Comcast’s Ziddio Reads Facebook

Hoping to bottle the creative juices of millions of Internet users, Comcast inked a pact with social-networking site Facebook to let its members share videos through the cabler’s Ziddio user-generated video site.

With the deal, Facebook will for the first time offer video-sharing features to its 16 million members. Financial terms of the deal weren’t disclosed.

Next month, the companies plan to launch a contest asking Facebook users to submit short videos “about their lives.” The winning entrants will be included in a television series, called Facebook Diaries, that will be available online and on Comcast’s video-on-demand service.

The 10 half-hour episodes of Facebook Diaries will be produced by R.J. Cutler, whose credits include American High and 30 Days.

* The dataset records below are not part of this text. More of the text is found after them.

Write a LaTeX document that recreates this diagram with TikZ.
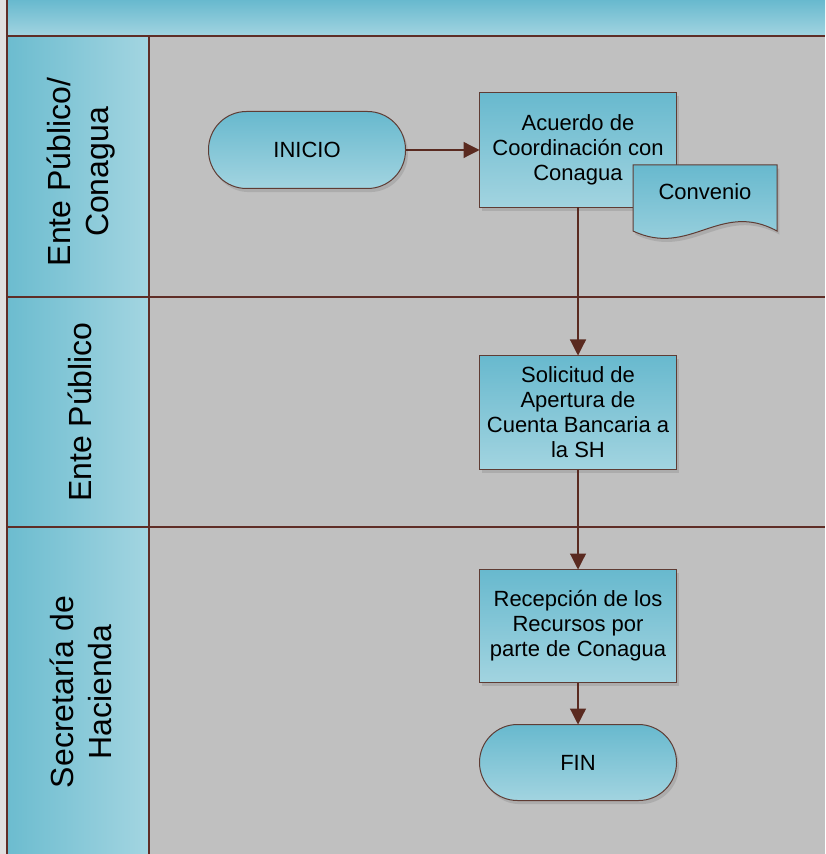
\documentclass[tikz,border=0pt]{standalone}
\usepackage{fontspec}
\setmainfont{Liberation Sans}
\usetikzlibrary{positioning,shadows,arrows.meta}
\definecolor{boxtop}{RGB}{104,185,206}
\definecolor{boxbot}{RGB}{162,212,224}
\definecolor{laneL}{RGB}{108,188,207}
\definecolor{laneR}{RGB}{163,213,225}
\definecolor{edge}{RGB}{95,60,52}
\definecolor{lanerule}{RGB}{95,45,38}
\definecolor{flowc}{RGB}{90,42,32}
\definecolor{pool}{RGB}{192,192,192}
\tikzset{
  proc/.style={draw=edge, line width=0.5pt, top color=boxtop, bottom color=boxbot,
    minimum width=98.5pt, minimum height=57.5pt, align=center, inner sep=2pt, outer sep=0pt,
    font=\fontsize{11}{12.5}\selectfont,
    drop shadow={shadow xshift=1.2pt, shadow yshift=-1.8pt, opacity=0.3}},
  term/.style={proc, minimum height=38pt, rounded corners=19pt},
  flow/.style={draw=flowc, line width=0.6pt, -{Triangle[length=8pt,width=8pt]}},
  lanerl/.style={draw=lanerule, line width=1pt},
  lanetxt/.style={rotate=90, align=center, font=\fontsize{16}{19}\selectfont}
}
\begin{document}
\begin{tikzpicture}[x=0.5pt,y=-0.5pt]
\useasboundingbox (0,0) rectangle (825,854);
\fill[black!12] (0,0) rectangle (825,854);
% pool and header
\fill[pool] (149,36) rectangle (825,854);
\fill[top color=boxtop, bottom color=boxbot] (7,0) rectangle (825,36);
% lanes
\foreach \ya/\yb in {36/297, 297/527, 527/854}
  \fill[left color=laneL, right color=laneR] (7,\ya) rectangle (149,\yb);
\draw[lanerl] (7,0) -- (7,854);
\draw[lanerl] (149,36) -- (149,854);
\foreach \y in {36, 297, 527}
  \draw[lanerl] (7,\y) -- (825,\y);
\node[lanetxt] (ln1) at (81,172) {Ente Público/\\Conagua};
\node[lanetxt] (ln2) at (80,412) {Ente Público};
\node[lanetxt] (ln3) at (81,692) {Secretaría de\\Hacienda};
% steps
\node[term, minimum height=38.5pt] (ini) at (307,150) {INICIO};
\node[proc, right=37pt of ini] (acu) {Acuerdo de\\Coordinación con\\Conagua};
\node[proc, minimum height=57pt, below=74pt of acu] (sol) {Solicitud de\\Apertura de\\Cuenta Bancaria a\\la SH};
\node[proc, minimum height=56.5pt, below=50pt of sol] (rec) {Recepción de los\\Recursos por\\parte de Conagua};
\node[term, below=21pt of rec] (fin) {FIN};
% document
\path[draw=edge, line width=0.5pt, top color=boxtop, bottom color=boxbot,
  drop shadow={shadow xshift=1.2pt, shadow yshift=-1.8pt, opacity=0.3}]
  (633,165) -- (777,165) -- (777,231)
  .. controls (720,200) and (690,258) .. (633,231) -- cycle;
\node[font=\fontsize{11}{12.5}\selectfont] (conv) at (705,192) {Convenio};
% flow
\draw[flow] (ini) -- (acu);
\draw[flow] (acu) -- (sol);
\draw[flow] (sol) -- (rec);
\draw[flow] (rec) -- (fin);
\end{tikzpicture}
\end{document}
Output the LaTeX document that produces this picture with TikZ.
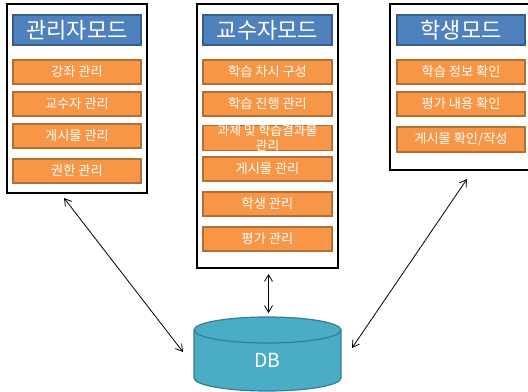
\documentclass[tikz,border=0pt]{standalone}
\usepackage{fontspec}
\setmainfont{Noto Sans CJK KR}
\usetikzlibrary{arrows.meta}
\begin{document}
\begin{tikzpicture}[x=0.75pt,y=-0.75pt,
  panel/.style={draw=black,line width=1.2pt,fill=white,inner sep=0pt},
  title/.style={draw={rgb,255:red,56;green,93;blue,138},fill={rgb,255:red,79;green,129;blue,189},
    line width=0.9pt,text=white,minimum height=22.5pt,inner sep=0pt,
    font=\fontsize{16.5}{17}\selectfont},
  item/.style={draw={rgb,255:red,182;green,109;blue,49},fill={rgb,255:red,247;green,150;blue,70},
    line width=0.9pt,text=white,minimum height=18pt,inner sep=0pt,
    font=\fontsize{9.9}{10}\selectfont},
  link/.style={line width=0.6pt,{Straight Barb[length=5pt,width=6pt]}-{Straight Barb[length=5pt,width=6pt]}}
]
\useasboundingbox (0,0) rectangle (528,392);
\clip (0,0) rectangle (528,392);

% administrator panel
\node[panel,minimum width=105pt,minimum height=141.75pt] (adm) at (77,98.5) {};
\node[title,minimum width=96pt] (admT) at (77,30) {관리자모드};
\node[item,minimum width=96pt] (a1) at (77,72) {강좌 관리};
\node[item,minimum width=96pt] (a2) at (77,104) {교수자 관리};
\node[item,minimum width=96pt] (a3) at (77,136) {게시물 관리};
\node[item,minimum width=96pt] (a4) at (77,171) {권한 관리};

% professor panel
\node[panel,minimum width=105.75pt,minimum height=198pt] (prof) at (267.5,136) {};
\node[title,minimum width=96.75pt] (profT) at (267.5,30) {교수자모드};
\node[item,minimum width=96.75pt] (p1) at (267.5,72) {학습 차시 구성};
\node[item,minimum width=96.75pt] (p2) at (267.5,104) {학습 진행 관리};
\node[item,minimum width=96.75pt,minimum height=18.75pt] (p3) at (267.5,138) {};
\node[text=white,inner sep=0pt,align=center,
  font=\fontsize{9.6}{11.2}\selectfont] (p3t) at (p3.center) {과제 및 학습결과물\\관리};
\node[item,minimum width=96.75pt] (p4) at (267.5,169) {게시물 관리};
\node[item,minimum width=96.75pt] (p5) at (267.5,204) {학생 관리};
\node[item,minimum width=96.75pt] (p6) at (267.5,239) {평가 관리};

% student panel (runs past the right edge)
\node[panel,minimum width=108pt,minimum height=124.5pt] (stu) at (462,87) {};
\node[title,minimum width=96pt] (stuT) at (461,30) {학생모드};
\node[item,minimum width=96pt] (s1) at (461,72) {학습 정보 확인};
\node[item,minimum width=96pt] (s2) at (461,104) {평가 내용 확인};
\node[item,minimum width=96pt,minimum height=18.75pt] (s3) at (461,139.5) {게시물 확인/작성};

% database cylinder
\fill[fill={rgb,255:red,75;green,172;blue,198}] (194,330) -- (194,378)
  arc[start angle=180,end angle=0,x radius=73.5,y radius=13] -- (341,330)
  arc[start angle=0,end angle=-180,x radius=73.5,y radius=13];
\draw[draw={rgb,255:red,53;green,125;blue,145},line width=0.9pt] (194,330) -- (194,378)
  arc[start angle=180,end angle=0,x radius=73.5,y radius=13] -- (341,330);
\draw[draw={rgb,255:red,53;green,125;blue,145},fill={rgb,255:red,75;green,172;blue,198},line width=0.9pt]
  (267.5,330) ellipse[x radius=73.5,y radius=13];
\node[text=white,font=\fontsize{14.5}{15}\selectfont,inner sep=0pt,
  minimum width=110pt,minimum height=45pt] (db) at (267.5,360) {DB};

% links between the panels and the database
\coordinate (admEnd) at (64,198);
\coordinate (dbL) at (183,352);
\coordinate (stuEnd) at (467,179);
\coordinate (dbR) at (352,348);
\coordinate (profEnd) at (268.5,274);
\coordinate (dbT) at (268.5,313);
\draw[link] (admEnd) -- (dbL);
\draw[link] (stuEnd) -- (dbR);
\draw[link] (profEnd) -- (dbT);
\end{tikzpicture}
\end{document}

“Ziddio has leveraged Comcast’s powerful reach in broadband and television to create a nationwide site that elevates the world of user-generated videos to a cross-platform experience,” Comcast Interactive Media president Amy Banse said in a prepared statement. “We are excited to connect this phenomenon with the Facebook community and bring it to their unique demographic.”

Comcast Interactive Media launched Ziddio in November with the purported strategy of harvesting the best bits of Internet content for its VOD services.

Privately held Facebook provides forums for members to share information, similar to MySpace, the social-networking site bought by Rupert Murdoch’s News Corp. in 2005.

Comcast hasn’t disclosed how much traffic Ziddio receives, but it said the site has served millions of views per month since launching.